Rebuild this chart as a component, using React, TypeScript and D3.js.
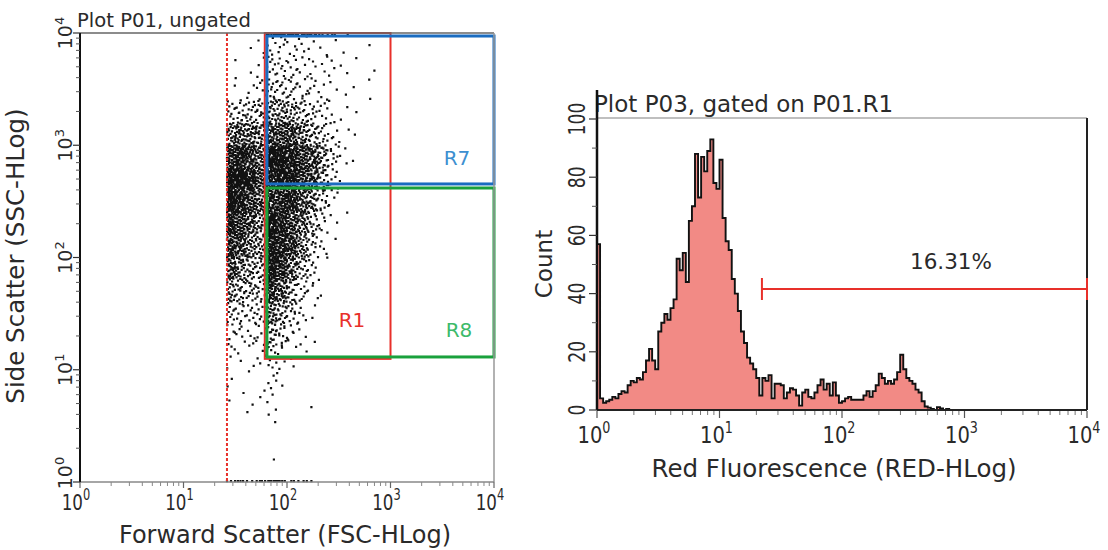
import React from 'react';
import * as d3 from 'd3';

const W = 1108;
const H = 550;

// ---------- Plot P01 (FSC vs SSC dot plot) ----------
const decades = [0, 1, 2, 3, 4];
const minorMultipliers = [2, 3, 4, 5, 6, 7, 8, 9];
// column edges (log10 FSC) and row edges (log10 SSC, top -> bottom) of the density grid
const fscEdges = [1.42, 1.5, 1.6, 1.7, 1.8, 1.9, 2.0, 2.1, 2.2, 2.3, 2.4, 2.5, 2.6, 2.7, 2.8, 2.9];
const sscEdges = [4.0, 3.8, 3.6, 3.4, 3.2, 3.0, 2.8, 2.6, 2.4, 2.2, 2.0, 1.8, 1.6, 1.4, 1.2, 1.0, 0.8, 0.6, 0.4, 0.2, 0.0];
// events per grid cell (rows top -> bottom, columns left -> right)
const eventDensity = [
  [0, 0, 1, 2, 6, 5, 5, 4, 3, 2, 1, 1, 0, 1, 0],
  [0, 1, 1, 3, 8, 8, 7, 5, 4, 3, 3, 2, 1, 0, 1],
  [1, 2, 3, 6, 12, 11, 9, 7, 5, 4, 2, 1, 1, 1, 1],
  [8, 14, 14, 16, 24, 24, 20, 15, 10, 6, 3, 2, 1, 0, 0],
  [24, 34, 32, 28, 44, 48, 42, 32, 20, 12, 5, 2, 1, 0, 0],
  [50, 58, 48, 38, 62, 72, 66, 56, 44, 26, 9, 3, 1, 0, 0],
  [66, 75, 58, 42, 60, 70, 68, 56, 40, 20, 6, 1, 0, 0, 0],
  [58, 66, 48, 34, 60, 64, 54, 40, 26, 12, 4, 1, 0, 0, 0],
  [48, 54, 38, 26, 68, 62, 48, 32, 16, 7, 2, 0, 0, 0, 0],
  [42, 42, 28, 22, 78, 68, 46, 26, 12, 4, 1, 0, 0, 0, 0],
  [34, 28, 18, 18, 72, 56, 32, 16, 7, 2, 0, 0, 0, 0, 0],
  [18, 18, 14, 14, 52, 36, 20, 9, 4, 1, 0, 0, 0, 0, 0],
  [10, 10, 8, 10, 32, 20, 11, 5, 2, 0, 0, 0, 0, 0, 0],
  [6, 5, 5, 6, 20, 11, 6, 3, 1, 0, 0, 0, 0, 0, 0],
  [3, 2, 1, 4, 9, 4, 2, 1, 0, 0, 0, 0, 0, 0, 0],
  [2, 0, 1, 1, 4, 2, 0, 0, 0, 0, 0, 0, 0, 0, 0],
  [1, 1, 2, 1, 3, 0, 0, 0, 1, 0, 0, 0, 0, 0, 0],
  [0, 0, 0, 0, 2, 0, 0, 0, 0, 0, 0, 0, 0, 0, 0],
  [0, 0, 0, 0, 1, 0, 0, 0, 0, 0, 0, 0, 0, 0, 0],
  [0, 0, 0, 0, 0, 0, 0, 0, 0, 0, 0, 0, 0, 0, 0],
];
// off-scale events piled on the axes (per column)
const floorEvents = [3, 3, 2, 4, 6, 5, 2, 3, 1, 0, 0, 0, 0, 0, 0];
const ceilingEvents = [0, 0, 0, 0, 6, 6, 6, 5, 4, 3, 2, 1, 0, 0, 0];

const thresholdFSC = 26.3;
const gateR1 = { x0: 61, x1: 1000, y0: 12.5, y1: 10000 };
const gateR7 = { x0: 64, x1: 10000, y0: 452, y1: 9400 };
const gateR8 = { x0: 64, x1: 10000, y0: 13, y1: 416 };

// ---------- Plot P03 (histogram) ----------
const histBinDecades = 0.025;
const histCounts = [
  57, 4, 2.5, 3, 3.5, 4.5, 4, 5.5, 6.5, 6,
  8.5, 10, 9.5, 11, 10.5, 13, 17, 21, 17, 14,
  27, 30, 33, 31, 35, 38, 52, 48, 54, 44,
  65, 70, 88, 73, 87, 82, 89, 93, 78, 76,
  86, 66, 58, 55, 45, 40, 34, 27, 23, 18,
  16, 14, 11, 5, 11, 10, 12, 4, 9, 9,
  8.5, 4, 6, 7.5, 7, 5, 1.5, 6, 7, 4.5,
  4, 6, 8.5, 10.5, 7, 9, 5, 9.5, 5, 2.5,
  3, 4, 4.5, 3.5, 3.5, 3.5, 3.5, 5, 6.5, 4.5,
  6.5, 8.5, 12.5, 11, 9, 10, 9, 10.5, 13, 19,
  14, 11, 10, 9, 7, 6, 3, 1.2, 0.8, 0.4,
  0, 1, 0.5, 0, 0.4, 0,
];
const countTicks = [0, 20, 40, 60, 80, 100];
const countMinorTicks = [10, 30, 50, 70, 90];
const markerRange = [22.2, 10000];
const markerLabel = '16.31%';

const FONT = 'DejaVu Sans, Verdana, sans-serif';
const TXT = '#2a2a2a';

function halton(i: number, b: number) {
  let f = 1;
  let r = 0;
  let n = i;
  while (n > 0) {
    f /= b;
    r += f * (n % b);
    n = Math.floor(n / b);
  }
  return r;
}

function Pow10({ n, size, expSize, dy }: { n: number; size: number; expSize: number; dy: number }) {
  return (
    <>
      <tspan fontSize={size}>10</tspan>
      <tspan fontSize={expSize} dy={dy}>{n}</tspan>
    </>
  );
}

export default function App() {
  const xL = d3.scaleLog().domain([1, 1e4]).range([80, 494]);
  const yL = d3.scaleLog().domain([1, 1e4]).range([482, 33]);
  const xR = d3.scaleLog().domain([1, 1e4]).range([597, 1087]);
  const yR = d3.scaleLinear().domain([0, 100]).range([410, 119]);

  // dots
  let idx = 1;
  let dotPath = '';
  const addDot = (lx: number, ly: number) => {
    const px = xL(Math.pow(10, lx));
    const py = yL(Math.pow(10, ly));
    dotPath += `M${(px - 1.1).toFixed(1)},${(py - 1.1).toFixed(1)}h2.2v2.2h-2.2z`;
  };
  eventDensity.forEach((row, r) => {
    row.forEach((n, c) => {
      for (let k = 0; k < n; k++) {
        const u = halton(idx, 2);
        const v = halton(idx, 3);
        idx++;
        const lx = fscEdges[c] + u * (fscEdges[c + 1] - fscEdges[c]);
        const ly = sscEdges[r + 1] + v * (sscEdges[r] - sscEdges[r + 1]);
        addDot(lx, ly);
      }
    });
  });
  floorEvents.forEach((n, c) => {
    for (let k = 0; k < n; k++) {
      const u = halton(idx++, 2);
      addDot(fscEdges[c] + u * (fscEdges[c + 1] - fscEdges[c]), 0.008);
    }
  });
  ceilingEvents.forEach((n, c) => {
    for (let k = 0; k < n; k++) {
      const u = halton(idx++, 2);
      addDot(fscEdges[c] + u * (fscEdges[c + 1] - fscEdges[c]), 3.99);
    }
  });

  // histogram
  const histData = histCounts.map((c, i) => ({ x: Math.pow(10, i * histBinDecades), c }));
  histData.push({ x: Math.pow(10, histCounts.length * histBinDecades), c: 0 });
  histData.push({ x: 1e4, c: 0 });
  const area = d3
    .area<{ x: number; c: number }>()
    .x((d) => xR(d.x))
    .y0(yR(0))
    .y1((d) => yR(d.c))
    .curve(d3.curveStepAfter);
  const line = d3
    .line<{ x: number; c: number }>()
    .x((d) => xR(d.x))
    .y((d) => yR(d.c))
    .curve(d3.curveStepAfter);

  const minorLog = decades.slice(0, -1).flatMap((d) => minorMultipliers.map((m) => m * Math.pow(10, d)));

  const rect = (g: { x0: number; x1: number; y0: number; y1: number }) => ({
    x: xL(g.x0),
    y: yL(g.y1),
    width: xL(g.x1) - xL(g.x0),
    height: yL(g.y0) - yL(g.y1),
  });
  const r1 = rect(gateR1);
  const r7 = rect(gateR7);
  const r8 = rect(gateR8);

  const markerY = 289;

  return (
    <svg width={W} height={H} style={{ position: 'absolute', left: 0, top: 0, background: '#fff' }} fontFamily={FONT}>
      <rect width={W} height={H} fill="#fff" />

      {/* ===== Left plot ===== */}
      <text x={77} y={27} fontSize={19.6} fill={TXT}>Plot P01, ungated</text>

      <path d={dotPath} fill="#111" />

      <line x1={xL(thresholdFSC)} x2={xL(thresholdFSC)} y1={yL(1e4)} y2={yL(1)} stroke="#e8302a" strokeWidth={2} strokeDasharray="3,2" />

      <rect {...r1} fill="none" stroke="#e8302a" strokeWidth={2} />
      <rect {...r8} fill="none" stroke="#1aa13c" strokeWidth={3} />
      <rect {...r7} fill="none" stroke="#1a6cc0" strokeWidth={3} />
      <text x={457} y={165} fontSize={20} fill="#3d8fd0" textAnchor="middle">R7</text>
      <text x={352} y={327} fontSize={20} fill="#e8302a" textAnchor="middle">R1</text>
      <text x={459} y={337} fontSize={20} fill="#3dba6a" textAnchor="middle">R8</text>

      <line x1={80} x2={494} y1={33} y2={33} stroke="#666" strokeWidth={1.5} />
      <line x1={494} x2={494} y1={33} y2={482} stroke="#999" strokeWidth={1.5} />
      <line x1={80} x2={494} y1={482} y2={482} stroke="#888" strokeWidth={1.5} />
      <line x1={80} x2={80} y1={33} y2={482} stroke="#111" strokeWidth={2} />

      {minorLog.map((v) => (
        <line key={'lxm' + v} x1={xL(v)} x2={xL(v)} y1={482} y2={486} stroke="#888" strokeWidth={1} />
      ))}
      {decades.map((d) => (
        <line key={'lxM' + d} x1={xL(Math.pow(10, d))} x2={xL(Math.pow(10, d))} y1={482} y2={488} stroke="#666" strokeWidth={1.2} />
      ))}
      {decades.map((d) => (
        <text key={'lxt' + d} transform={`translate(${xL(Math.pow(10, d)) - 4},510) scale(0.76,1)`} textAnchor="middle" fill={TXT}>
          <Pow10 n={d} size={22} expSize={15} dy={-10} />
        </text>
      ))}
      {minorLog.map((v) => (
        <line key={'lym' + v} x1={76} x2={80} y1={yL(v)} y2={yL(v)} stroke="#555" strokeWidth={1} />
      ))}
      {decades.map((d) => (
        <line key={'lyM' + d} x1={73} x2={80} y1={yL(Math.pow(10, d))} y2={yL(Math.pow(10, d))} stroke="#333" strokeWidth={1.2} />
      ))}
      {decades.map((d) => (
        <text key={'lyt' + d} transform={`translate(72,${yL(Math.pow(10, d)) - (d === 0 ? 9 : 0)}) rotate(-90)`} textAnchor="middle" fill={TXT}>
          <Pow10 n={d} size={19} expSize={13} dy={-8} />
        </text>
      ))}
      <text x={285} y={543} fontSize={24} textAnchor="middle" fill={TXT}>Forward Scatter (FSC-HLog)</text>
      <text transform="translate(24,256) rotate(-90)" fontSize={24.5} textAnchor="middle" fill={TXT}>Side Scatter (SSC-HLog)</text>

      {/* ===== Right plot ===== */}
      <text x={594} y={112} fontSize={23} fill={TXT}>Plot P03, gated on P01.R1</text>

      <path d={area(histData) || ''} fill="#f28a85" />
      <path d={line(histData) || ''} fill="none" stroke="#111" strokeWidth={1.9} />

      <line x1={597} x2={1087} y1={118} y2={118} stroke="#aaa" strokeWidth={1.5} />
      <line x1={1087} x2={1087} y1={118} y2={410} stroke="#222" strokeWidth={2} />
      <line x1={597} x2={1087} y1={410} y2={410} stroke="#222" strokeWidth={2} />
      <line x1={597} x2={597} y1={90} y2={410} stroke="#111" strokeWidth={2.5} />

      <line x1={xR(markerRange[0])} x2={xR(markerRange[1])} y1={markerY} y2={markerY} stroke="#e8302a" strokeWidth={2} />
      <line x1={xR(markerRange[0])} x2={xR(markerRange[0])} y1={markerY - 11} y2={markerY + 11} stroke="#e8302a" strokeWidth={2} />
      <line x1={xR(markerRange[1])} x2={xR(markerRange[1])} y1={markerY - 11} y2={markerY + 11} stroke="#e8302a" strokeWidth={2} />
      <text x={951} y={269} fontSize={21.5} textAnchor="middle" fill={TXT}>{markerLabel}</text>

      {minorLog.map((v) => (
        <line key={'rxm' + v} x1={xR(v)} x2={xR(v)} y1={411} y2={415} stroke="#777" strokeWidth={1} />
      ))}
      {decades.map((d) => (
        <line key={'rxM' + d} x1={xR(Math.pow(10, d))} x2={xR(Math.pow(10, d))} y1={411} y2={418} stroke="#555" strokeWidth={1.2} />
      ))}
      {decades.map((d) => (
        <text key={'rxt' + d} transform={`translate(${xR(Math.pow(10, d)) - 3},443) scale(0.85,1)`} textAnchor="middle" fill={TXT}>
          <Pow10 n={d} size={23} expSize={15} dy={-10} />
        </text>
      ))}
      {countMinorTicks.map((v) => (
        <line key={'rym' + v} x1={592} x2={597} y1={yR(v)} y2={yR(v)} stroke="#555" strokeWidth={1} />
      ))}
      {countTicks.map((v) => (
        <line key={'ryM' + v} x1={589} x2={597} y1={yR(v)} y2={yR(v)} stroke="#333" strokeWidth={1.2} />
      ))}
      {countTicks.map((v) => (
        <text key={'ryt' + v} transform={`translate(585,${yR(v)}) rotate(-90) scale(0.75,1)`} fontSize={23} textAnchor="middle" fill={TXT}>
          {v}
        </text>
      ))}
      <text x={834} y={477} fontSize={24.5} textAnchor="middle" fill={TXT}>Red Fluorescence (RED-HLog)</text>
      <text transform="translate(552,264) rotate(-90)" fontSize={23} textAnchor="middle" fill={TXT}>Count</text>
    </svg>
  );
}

——————————

Restate exactly, please, only the lines between the start of the data and the line containing "const H = 550;", both ends included, skipping the pictures.

Rebuild this chart as a component, using React, TypeScript and D3.js.
import React from 'react';
import * as d3 from 'd3';

const W = 1108;
const H = 550;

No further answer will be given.